Lind has been awarded a grant from NASA’s inaugural Space Technology Research Opportunities for Early Career Faculty program. The new program focuses on aiding development of technologies that can help the nation reach its space-exploration goals as well as boost commercial space ventures.
This year’s grant recipients represent “some of the most talented new faculty from the best institutions of higher learning in America,” the program’s director, Michael Gazarik, said in a NASA news release.
Lind is an assistant professor in the School for Engineering of Matter, Transport and Energy. She is also a senior sustainability scientist with the university’s Global Institute of Sustainability.
The NASA grant will provide $200,000 a year—renewable for up to three years—to support Lind’s work to improve technology for wastewater recovery and recycling systems designed for use in space stations and other vehicles.

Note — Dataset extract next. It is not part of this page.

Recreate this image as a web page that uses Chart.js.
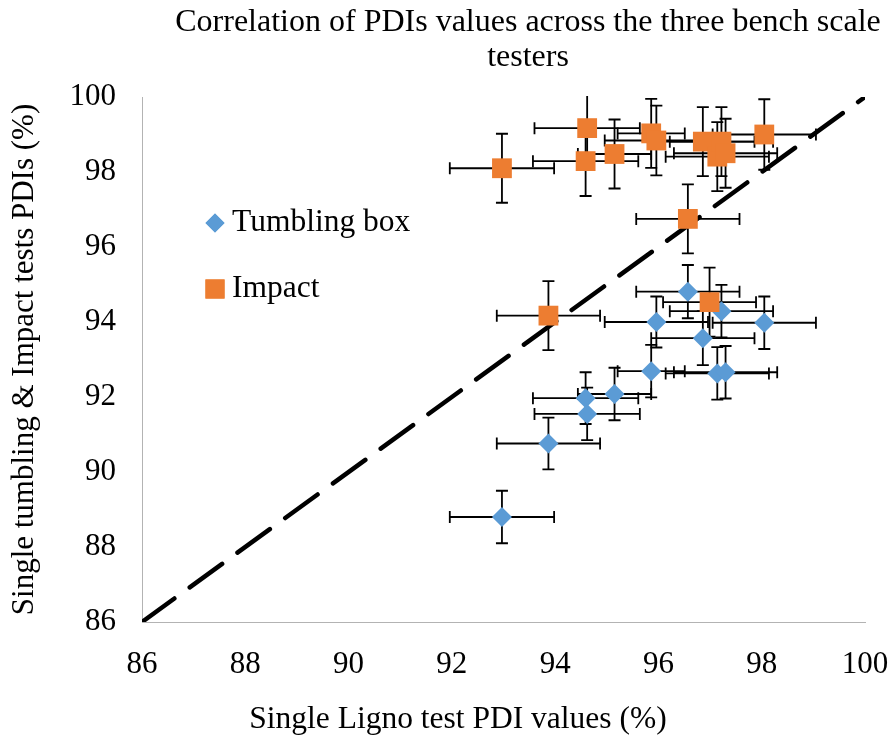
<!DOCTYPE html>
<html>
<head>
<meta charset="utf-8">
<script src="https://cdn.jsdelivr.net/npm/chart.js@4.4.1/dist/chart.umd.min.js"></script>
<style>
  html, body { margin: 0; padding: 0; background: #fff; }
  #wrap { width: 894px; height: 740px; }
</style>
</head>
<body>
<div id="wrap"><canvas id="pdiChart" width="894" height="740"></canvas></div>
<script>
const titleLines = ['Correlation of PDIs values across the three bench scale', 'testers'];
const xTitle = 'Single Ligno test PDI values (%)';
const yTitle = 'Single tumbling & Impact tests PDIs (%)';
const seriesNames = ['Tumbling box', 'Impact'];

// Ligno PDI (x) with its error
const tumblingX = [92.97, 93.87, 94.59, 94.62, 95.15, 95.86, 95.96, 96.57, 96.86, 97.14, 97.22, 97.30, 98.05];
const tumblingY = [88.80, 90.76, 91.97, 91.55, 92.08, 92.69, 94.00, 94.81, 93.57, 92.63, 94.29, 92.66, 93.98];
const tumblingXErr = [1.01, 1.0, 1.02, 1.02, 0.71, 0.65, 1.0, 1.0, 1.0, 1.0, 1.0, 1.0, 1.0];
const tumblingYErr = [0.70, 0.69, 0.69, 0.70, 0.70, 0.70, 0.68, 0.71, 0.72, 0.70, 0.70, 0.70, 0.70];

const impactX = [92.97, 93.87, 94.59, 94.62, 95.15, 95.86, 95.96, 96.57, 96.86, 97.14, 97.22, 97.30, 98.05, 96.99];
const impactY = [98.10, 94.17, 98.29, 99.17, 98.48, 99.03, 98.84, 96.75, 98.81, 98.41, 98.81, 98.50, 99.00, 94.53];
const impactXErr = [1.01, 1.0, 1.02, 1.02, 0.71, 0.65, 1.0, 1.0, 1.0, 1.0, 1.0, 1.0, 1.0, 0.9];
const impactYErr = [0.92, 0.92, 0.93, 0.92, 0.92, 0.92, 0.93, 0.92, 0.92, 0.92, 0.92, 0.92, 0.94, 0.92];

const diagonal = [86, 100];
const axisMin = 86, axisMax = 100, axisStep = 2;

const serif = "'Liberation Serif', 'Times New Roman', serif";
const blue = '#5B9BD5';
const orange = '#ED7D31';

function points(xs, ys, xe, ye) {
    return xs.map((x, i) => ({ x: x, y: ys[i], xErr: xe[i], yErr: ye[i] }));
}

// error bars, drawn under the markers
const errorBars = {
    id: 'errorBars',
    beforeDatasetsDraw(chart) {
        const ctx = chart.ctx;
        const xs = chart.scales.x, ys = chart.scales.y;
        const area = chart.chartArea;
        const cap = 6;
        ctx.save();
        ctx.beginPath();
        ctx.rect(area.left, area.top - 1, area.right - area.left, area.bottom - area.top + 2);
        ctx.clip();
        ctx.strokeStyle = '#000';
        ctx.lineWidth = 1.8;
        chart.data.datasets.forEach(ds => {
            if (!ds.errors) return;
            ds.data.forEach(p => {
                const cx = xs.getPixelForValue(p.x), cy = ys.getPixelForValue(p.y);
                const x0 = xs.getPixelForValue(p.x - p.xErr), x1 = xs.getPixelForValue(p.x + p.xErr);
                const y0 = ys.getPixelForValue(p.y - p.yErr), y1 = ys.getPixelForValue(p.y + p.yErr);
                ctx.beginPath();
                ctx.moveTo(x0, cy); ctx.lineTo(x1, cy);
                ctx.moveTo(x0, cy - cap); ctx.lineTo(x0, cy + cap);
                ctx.moveTo(x1, cy - cap); ctx.lineTo(x1, cy + cap);
                ctx.moveTo(cx, y0); ctx.lineTo(cx, y1);
                ctx.moveTo(cx - cap, y0); ctx.lineTo(cx + cap, y0);
                ctx.moveTo(cx - cap, y1); ctx.lineTo(cx + cap, y1);
                ctx.stroke();
            });
        });
        ctx.restore();
    }
};

// title, x axis title and the in-plot legend
const decorations = {
    id: 'decorations',
    afterDraw(chart) {
        const ctx = chart.ctx;
        ctx.save();
        ctx.fillStyle = '#000';
        ctx.font = '32px ' + serif;
        ctx.textAlign = 'center';
        ctx.textBaseline = 'middle';
        ctx.fillText(titleLines[0], 528, 23);
        ctx.fillText(titleLines[1], 528, 58);

        ctx.font = '31.5px ' + serif;
        ctx.fillText(xTitle, 458, 720);

        ctx.textAlign = 'left';
        ctx.font = '31.5px ' + serif;
        const items = [
            { name: seriesNames[0], style: 'rectRot', r: 9.5, color: blue, y: 223 },
            { name: seriesNames[1], style: 'rect', r: 13.5, color: orange, y: 289 }
        ];
        items.forEach(it => {
            ctx.fillStyle = it.color;
            ctx.strokeStyle = it.color;
            Chart.helpers.drawPoint(ctx, { pointStyle: it.style, radius: it.r, borderWidth: 0 }, 215, it.y);
            ctx.fill();
            ctx.fillStyle = '#000';
            ctx.fillText(it.name, 232, it.y);
        });
        ctx.restore();
    }
};

new Chart(document.getElementById('pdiChart').getContext('2d'), {
    type: 'scatter',
    data: {
        datasets: [{
            label: seriesNames[1],
            data: points(impactX, impactY, impactXErr, impactYErr),
            errors: true,
            pointStyle: 'rect',
            pointRadius: 14,
            pointHoverRadius: 14,
            backgroundColor: orange,
            borderColor: orange,
            borderWidth: 0,
            order: 1
        }, {
            label: seriesNames[0],
            data: points(tumblingX, tumblingY, tumblingXErr, tumblingYErr),
            errors: true,
            pointStyle: 'rectRot',
            pointRadius: 10,
            pointHoverRadius: 10,
            backgroundColor: blue,
            borderColor: blue,
            borderWidth: 0,
            order: 2
        }, {
            label: 'y = x',
            type: 'line',
            data: diagonal.map(v => ({ x: v, y: v })),
            showLine: true,
            borderColor: '#000',
            borderWidth: 4.5,
            borderDash: [40, 19],
            borderCapStyle: 'round',
            pointRadius: 0,
            fill: false,
            order: 3
        }]
    },
    options: {
        responsive: false,
        animation: false,
        events: [],
        layout: { padding: { top: 97, right: 29, left: 0, bottom: 0 } },
        plugins: {
            legend: { display: false },
            title: { display: false },
            tooltip: { enabled: false }
        },
        scales: {
            x: {
                type: 'linear',
                min: axisMin,
                max: axisMax,
                afterFit(scale) {
                    scale.height = 118;
                    scale.paddingLeft = 0;
                    scale.paddingRight = 0;
                },
                grid: { display: false, drawTicks: false },
                border: { display: true, color: '#B3B3B3', width: 1 },
                ticks: { stepSize: axisStep, padding: 24, color: '#000', font: { family: serif, size: 31 } }
            },
            y: {
                type: 'linear',
                min: axisMin,
                max: axisMax,
                afterFit(scale) {
                    scale.width = 142;
                    scale.paddingTop = 0;
                    scale.paddingBottom = 0;
                },
                grid: { display: false, drawTicks: false },
                border: { display: true, color: '#B3B3B3', width: 1 },
                ticks: { stepSize: axisStep, padding: 26, color: '#000', font: { family: serif, size: 31 } },
                title: {
                    display: true,
                    text: yTitle,
                    color: '#000',
                    font: { family: serif, size: 31 },
                    padding: { top: 6, bottom: 0 }
                }
            }
        }
    },
    plugins: [errorBars, decorations]
});
</script>
</body>
</html>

“We’re excited to see Mary Laura’s research recognized by NASA with this prestigious award,” says Kyle Squires, director of the School for Engineering of Matter, Transport and Energy. “This speaks highly of her work and the high regard with which NASA views her innovative ideas. Her project has potential for having a significant impact on the viability of commercial space exploration.”
Lind is seeking chemical and materials engineering solutions to the challenge of improving water systems for space vehicles. The grant will support her research team’s effort to develop advanced corrosion-resistant polymer membranes. Wastewater would be filtered through such membranes to maximize recovery of the water, which the process makes suitable for reuse.
The system will have to be fortified against corrosion from water containing high amounts of acidic solutions and salts, Lind explains. That will require development of a news class of membranes consisting of new composite materials through which water can be filtered more effectively, she says.
The effort will necessitate developing nanometer-scale composites to produce membranes capable of providing a sufficient barrier to the small organic compounds that must be removed from wastewater to make it reusable.
The grant enables Lind to bring on two engineering doctoral students—Heather Jamieson and Afsaneh Khosravi—to assist on the project. In addition, she will be able to expand opportunities for other graduate and undergraduate students to participate in work in her lab.
Lind came to ASU in 2010 after completing a California Nanosystems Institute Pioneer Postdoctoral Fellowship at the University of California, Los Angeles, in the Civil and Environmental Engineering Department.
Earlier Lind earned a master’s degree and a doctoral degree in materials science from the California Institute of Technology and a bachelor’s of science degree in chemical engineering from Yale University.